What Happened in the Tunnel 1903


what happened in the tunnel

This is a short comedy from Edison that exploits racial stereotypes as well as gender relations but isn’t likely to offend modern viewers.

A woman riding a train must contend with the unwelcome advances of a male passenger.
Director: Edwin S. Porter

STUDIO – Edison Manufacturing Company
Stars: Gilbert M. ‘Broncho Billy’ Anderson, Bertha Regustus

Laughing Gas 1907

laughing gas 1907

A woman goes to the dentist for a toothache and is given gas. On her way home on the subway she can’t stop laughing, and every other passenger catches the laughter from her.

Director: Edwin S. Porter
Cinematography: Edwin S. Porter

Production Co: Edison Manufacturing Company
Cast: Mr. La Montte, Edward Boulden, Bertha Regustus, Mr. Sullivan

The Teddy Bears 1907

The teddy bears

Part charming fairy tale, part violent political satire, and part accomplished puppet animation, The “Teddy” Bears may strike us now as a bizarre mix.

In a sense, this film asked its audience to provide its unity. Many early films relied for full comprehension on viewers’ knowledge of preexisting stories and popular fashions. But this one stretched the audience to the limit, asking for knowledge of the English fairy tale “Goldilocks and the Three Bears” and an the incident in President Theodore Roosevelt’s life as a hunter that led to the Teddy bear craze in the first place. According to the story, Roosevelt had gallantly refused to shoot a small wounded bear during a 1902 hunting trip. His “sportsmanship” led political cartoonists to draw “Teddy” Roosevelt alongside increasingly cute bear cubs, and toy stores began selling cuddly stuffed bears, with button eyes and movable joints, as Teddy bears.

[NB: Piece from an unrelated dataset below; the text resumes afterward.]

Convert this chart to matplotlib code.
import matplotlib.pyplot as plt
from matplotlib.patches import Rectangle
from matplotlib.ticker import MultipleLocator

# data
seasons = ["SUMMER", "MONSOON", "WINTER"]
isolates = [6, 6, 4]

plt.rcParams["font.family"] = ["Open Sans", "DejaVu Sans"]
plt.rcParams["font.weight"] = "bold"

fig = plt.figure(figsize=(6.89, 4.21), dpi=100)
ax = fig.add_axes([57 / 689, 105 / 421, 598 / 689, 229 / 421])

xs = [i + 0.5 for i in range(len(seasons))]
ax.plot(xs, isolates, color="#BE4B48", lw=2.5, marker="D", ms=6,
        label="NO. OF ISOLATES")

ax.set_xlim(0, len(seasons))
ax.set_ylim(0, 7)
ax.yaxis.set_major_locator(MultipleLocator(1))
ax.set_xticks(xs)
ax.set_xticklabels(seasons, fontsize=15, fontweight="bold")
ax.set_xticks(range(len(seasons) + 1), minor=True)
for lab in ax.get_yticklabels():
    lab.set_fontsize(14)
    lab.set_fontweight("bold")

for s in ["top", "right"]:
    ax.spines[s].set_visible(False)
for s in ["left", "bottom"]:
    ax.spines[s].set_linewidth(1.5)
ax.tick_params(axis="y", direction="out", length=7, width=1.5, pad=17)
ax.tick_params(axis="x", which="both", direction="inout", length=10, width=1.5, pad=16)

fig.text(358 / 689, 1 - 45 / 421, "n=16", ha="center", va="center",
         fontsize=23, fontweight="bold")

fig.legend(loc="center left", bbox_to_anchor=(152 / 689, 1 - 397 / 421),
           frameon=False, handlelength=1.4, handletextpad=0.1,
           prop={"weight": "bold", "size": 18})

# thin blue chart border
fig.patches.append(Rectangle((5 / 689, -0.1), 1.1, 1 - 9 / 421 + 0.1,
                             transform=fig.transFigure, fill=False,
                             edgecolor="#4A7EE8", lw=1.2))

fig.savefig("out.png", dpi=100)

The film begins by asking only for detailed memory of the fairy tale, as the Goldilocks character intrudes into the three bears’ home to find the too-hot, too-cold, and just-right bowls of porridge and the too-hard, too-soft, and just-right beds. In this film version, the three bears (played by costumed actors) have their own Teddy bears, and Goldilocks spies through a knothole upstairs a group of six stuffed bears, which perform synchronized acrobatics. The amusing animation in the minute-and-a-half shot shown here was photographed a frame at a time and took Edwin S. Porter a full week of eight-hour days, according to Moving Picture World’s believable report. The animation is made even more complex by being combined into the separately photographed “knothole.”

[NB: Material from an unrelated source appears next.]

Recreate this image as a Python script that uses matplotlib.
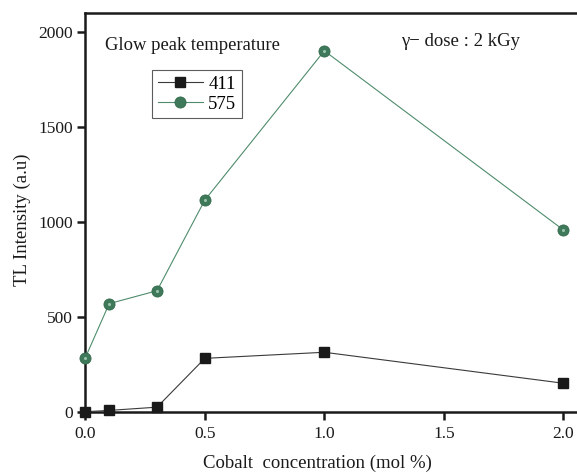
import matplotlib
matplotlib.use("Agg")
import matplotlib.pyplot as plt

conc = [0.0, 0.1, 0.3, 0.5, 1.0, 2.0]
peak_411 = [3, 10, 27, 284, 316, 153]
peak_575 = [287, 572, 640, 1117, 1903, 960]
series_labels = ["411", "575"]
x_ticks = [0.0, 0.5, 1.0, 1.5, 2.0]
y_ticks = [0, 500, 1000, 1500, 2000]

plt.rcParams['font.family'] = ['Liberation Serif', 'DejaVu Serif']

fig = plt.figure(figsize=(5.77, 4.72), dpi=100)
ax = fig.add_axes([85.3/577, 1-412.3/472, 1-85.3/577, (412.3-13)/472])

ax.plot(conc, peak_411, color='#3a3a3a', lw=0.8, marker='s', ms=7.5,
        mfc='#1a1a1a', mec='#1a1a1a', label=series_labels[0], clip_on=False, zorder=3)
ax.plot(conc, peak_575, color='#4f8c6c', lw=0.8, marker='o', ms=8,
        mfc='#3e7a5a', mec='#356a4e', mew=0.6, label=series_labels[1], clip_on=False, zorder=3)
# soft highlight on spheres
ax.plot(conc, peak_575, ls='none', marker='o', ms=2.2, mfc='#9cc4ae', mec='none',
        clip_on=False, zorder=4)

ax.set_xlim(0, 2.057)
ax.set_ylim(0, 2102)
ax.set_xticks(x_ticks)
ax.set_xticklabels([f"{v:.1f}" for v in x_ticks])
ax.set_yticks(y_ticks)
ax.tick_params(direction='out', length=6, width=1.8, labelsize=12.5, pad=4, colors='#1a1a1a')
ax.tick_params(axis='y', pad=3)
for s in ['left', 'bottom', 'top']:
    ax.spines[s].set_linewidth(1.8)
    ax.spines[s].set_color('#1a1a1a')
ax.spines['right'].set_visible(False)

ax.set_xlabel("Cobalt  concentration (mol %)", fontsize=13.5, color='#1a1a1a')
ax.set_ylabel("TL Intensity (a.u)", fontsize=13.5, color='#1a1a1a')
ax.xaxis.set_label_coords(317/577, 1-463/472, transform=fig.transFigure)
ax.xaxis.label.set_va('center')
ax.yaxis.set_label_coords(22/577, 1-220/472, transform=fig.transFigure)
ax.yaxis.label.set_va('center')

fig.text(105/577, 1-46/472, "Glow peak temperature", fontsize=13.4, va='center', ha='left', color='#1a1a1a')
fig.text(401/577, 1-42/472, "γ− dose : 2 kGy", fontsize=13.5, va='center', ha='left', color='#1a1a1a')

leg = ax.legend(loc='upper left', bbox_to_anchor=(152/577, 1-70/472), bbox_transform=fig.transFigure,
                frameon=True, fancybox=False, fontsize=13.5, handlelength=2.4, handletextpad=0.3,
                borderpad=0.3, labelspacing=0.15, borderaxespad=0)
leg.get_frame().set_edgecolor('#333333')
leg.get_frame().set_linewidth(0.8)

fig.savefig("out.png", dpi=100)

The care taken with that shot underlines how the whole production was more elaborate than all but a few films made during this period, when full reels would typically be turned out in a day or two. One exhibitor offered stuffed Teddy bears to “every lady attending” a special screening. After its theatrical run, the film was shown in a New York department store as a merchandising tie-in to further sales of Teddy bears.

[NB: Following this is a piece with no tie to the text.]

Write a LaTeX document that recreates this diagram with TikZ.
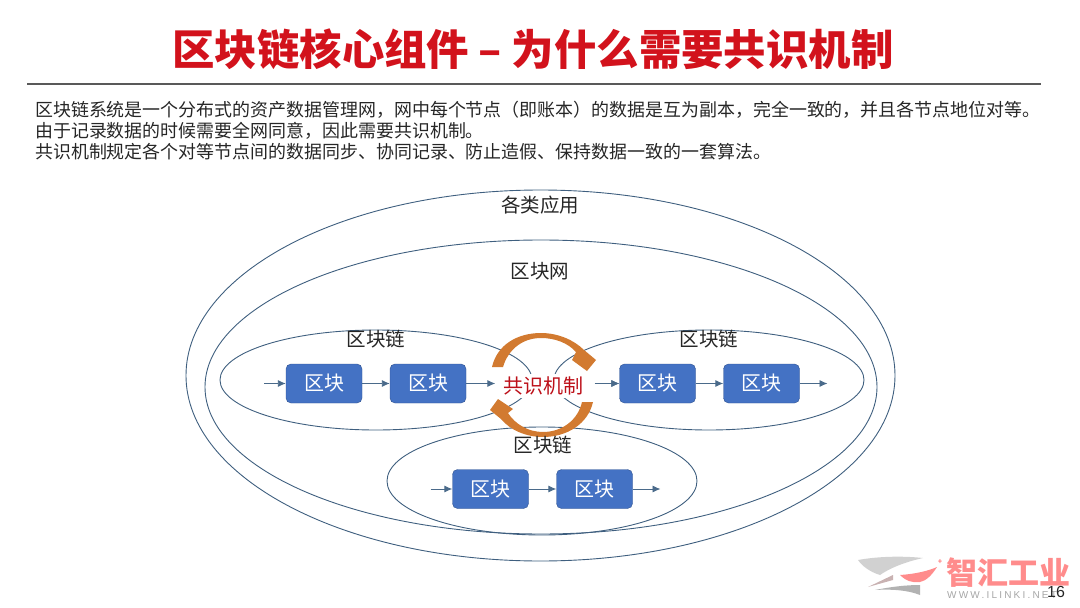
\documentclass[tikz,border=0pt]{standalone}
\usepackage{fontspec}
\setmainfont{Noto Sans CJK SC}
\newfontfamily\wwwfont[LetterSpace=22]{Liberation Sans}
\newfontfamily\pagefont{Liberation Sans}
\usetikzlibrary{shapes.geometric,arrows.meta}
\definecolor{blockblue}{HTML}{4472C4}
\definecolor{blockedge}{HTML}{2F528F}
\definecolor{ringline}{HTML}{3F5F7F}
\definecolor{linkline}{HTML}{4A6A8A}
\definecolor{titlered}{HTML}{D2121C}
\definecolor{swirl}{HTML}{D27A30}
\tikzset{
  ring/.style={draw=ringline, line width=0.9pt, ellipse, inner sep=0pt},
  block/.style={draw=blockedge, fill=blockblue, rounded corners=5pt, minimum width=76pt,
    minimum height=39pt, text=white, font=\fontsize{20}{20}\selectfont, inner sep=0pt},
  link/.style={draw=linkline, line width=0.9pt, -{Latex[length=8pt,width=7pt]}},
  ringlabel/.style={font=\fontsize{19.5}{20}\selectfont, text=black!85, inner sep=0pt},
}
% two blocks and the three links of one chain
\newcommand{\blockpair}[3]{
  \node [block] (#1a) at (#2,#3) {区块};
  \node [block] (#1b) at (#2+104,#3) {区块};
  \coordinate (#1in) at (#2-60,#3);
  \coordinate (#1out) at (#2+104+66,#3);
  \draw [link] (#1in) -- (#1a);
  \draw [link] (#1a) -- (#1b);
}
\begin{document}
\begin{tikzpicture}[x=1pt,y=-1pt]
\useasboundingbox (0,0) rectangle (1080,608);
\node [font=\fontsize{42.4}{46}\bfseries\selectfont, text=titlered, inner sep=0pt] (title) at (533,49) {区块链核心组件 – 为什么需要共识机制};
\coordinate (ruleleft) at (27,84);
\coordinate (ruleright) at (1041,84);
\draw [line width=1.8pt, draw=black!65] (ruleleft) -- (ruleright);
\node [anchor=north west, align=left, inner sep=0pt, text=black!85, font=\fontsize{17.95}{21}\selectfont] (intro) at (35,101)
  {区块链系统是一个分布式的资产数据管理网，网中每个节点（即账本）的数据是互为副本，完全一致的，并且各节点地位对等。\\
   由于记录数据的时候需要全网同意，因此需要共识机制。\\
   共识机制规定各个对等节点间的数据同步、协同记录、防止造假、保持数据一致的一套算法。};

\node [ring, minimum width=709pt, minimum height=371pt] (apps) at (540.5,375.5) {};
\node [ring, minimum width=672pt, minimum height=294pt] (net) at (541,387) {};
\node [ring, minimum width=312pt, minimum height=100pt] (leftchain) at (376,380) {};
\node [ring, minimum width=310pt, minimum height=100pt] (rightchain) at (709,380) {};
\node [ring, minimum width=310pt, minimum height=108pt] (lowchain) at (542,481) {};

\node [ringlabel] (appslabel) at (540,205) {各类应用};
\node [ringlabel] (netlabel) at (540,271) {区块网};
\node [ringlabel] (leftlabel) at (376,339) {区块链};
\node [ringlabel] (rightlabel) at (709,339) {区块链};

\blockpair{l}{324}{383.5}
\blockpair{r}{657.5}{383.5}
\blockpair{d}{490.5}{489}

\node [fill=white, inner sep=1pt, minimum width=84pt, minimum height=24pt, text=titlered!90!black, font=\fontsize{20}{20}\selectfont] (consensus) at (543.5,386) {共识机制};
\draw [link, shorten >=6pt] (lb) -- (lb -| consensus.west);
\draw [link, shorten <=9pt] (ra -| consensus.east) -- (ra);
\draw [link] (rb) -- (rout);
\draw [link] (db) -- (dout);

% the two round arrows
\fill [swirl] (492,367) .. controls (497,345) and (517,333) .. (541,333)
  .. controls (558,333) and (574,340) .. (584,350) -- (596,360) -- (587,371) -- (572,360) -- (576,352)
  .. controls (568,343) and (555,338) .. (541,338)
  .. controls (522,338) and (508,350) .. (503,367) -- cycle;
\fill [swirl] (593,402) .. controls (588,424) and (567,437) .. (543,437)
  .. controls (526,437) and (510,430) .. (501,419) -- (490,410) -- (498,399) -- (513,409) -- (508,413)
  .. controls (515,424) and (528,432) .. (543,432)
  .. controls (562,432) and (578,420) .. (582,402) -- cycle;
\node [ringlabel] (lowlabel) at (543,445) {区块链};

% logo at the lower right
\fill [black!18] (858,560) .. controls (880,556) and (905,556) .. (923,558) .. controls (905,562) and (890,568) .. (880,575) .. controls (870,572) and (862,566) .. (858,560) -- cycle;
\fill [red!45!white] (900,575) .. controls (915,574) and (928,571) .. (937,567) .. controls (932,575) and (926,581) .. (920,582) .. controls (912,583) and (906,581) .. (900,575) -- cycle;
\fill [red!30!black!30] (868,587) -- (893,575) -- (893,580) -- cycle;
\fill [black!30] (875,590) .. controls (890,587) and (905,585) .. (920,585) -- (920,595) .. controls (908,590) and (890,589) .. (875,590) -- cycle;
\node [inner sep=0pt, text=red!75, font=\fontsize{8}{8}\selectfont] (logostar) at (940,562) {+};
\node [anchor=west, inner sep=0pt, text=red!45!white, font=\fontsize{31}{31}\bfseries\selectfont] (logoname) at (946,573) {智汇工业};
\node [anchor=west, inner sep=0pt, text=black!35, font=\wwwfont\fontsize{10}{11}\selectfont] (logourl) at (947,595) {WWW.ILINKI.NET};
\node [inner sep=0pt, text=black!85, font=\pagefont\fontsize{16}{16}\selectfont] (pagenum) at (1056,592) {16};
\end{tikzpicture}
\end{document}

In the film’s conclusion, provided by its satiric retelling of the story of Teddy Roosevelt and the spared bear cub, it is Goldilocks who saves Baby Bear by pushing away TR’s rifle after he has shot Mama Bear and Papa Bear. The deaths come as a shock after the domestic scenes. As a political satire, there may be more than a hint of manifest destiny hubris shown in the film’s closing shot back at the bears’ home, to which TR hauls his leashed captive and where he helps Goldilocks to plunder an overflowing armload of Teddy bears. Variety praised the “acrobatic antics” of the animation but not the conclusion: “Children will rebel against this portion. Considerable comedy is had through a chase in the snow, but the live bears seemed so domesticated that the deliberate murder…left a wrong taste of the picture as a whole.”—Scott Simmon

Directors: Edwin S. Porter, Wallace McCutcheon, Sr.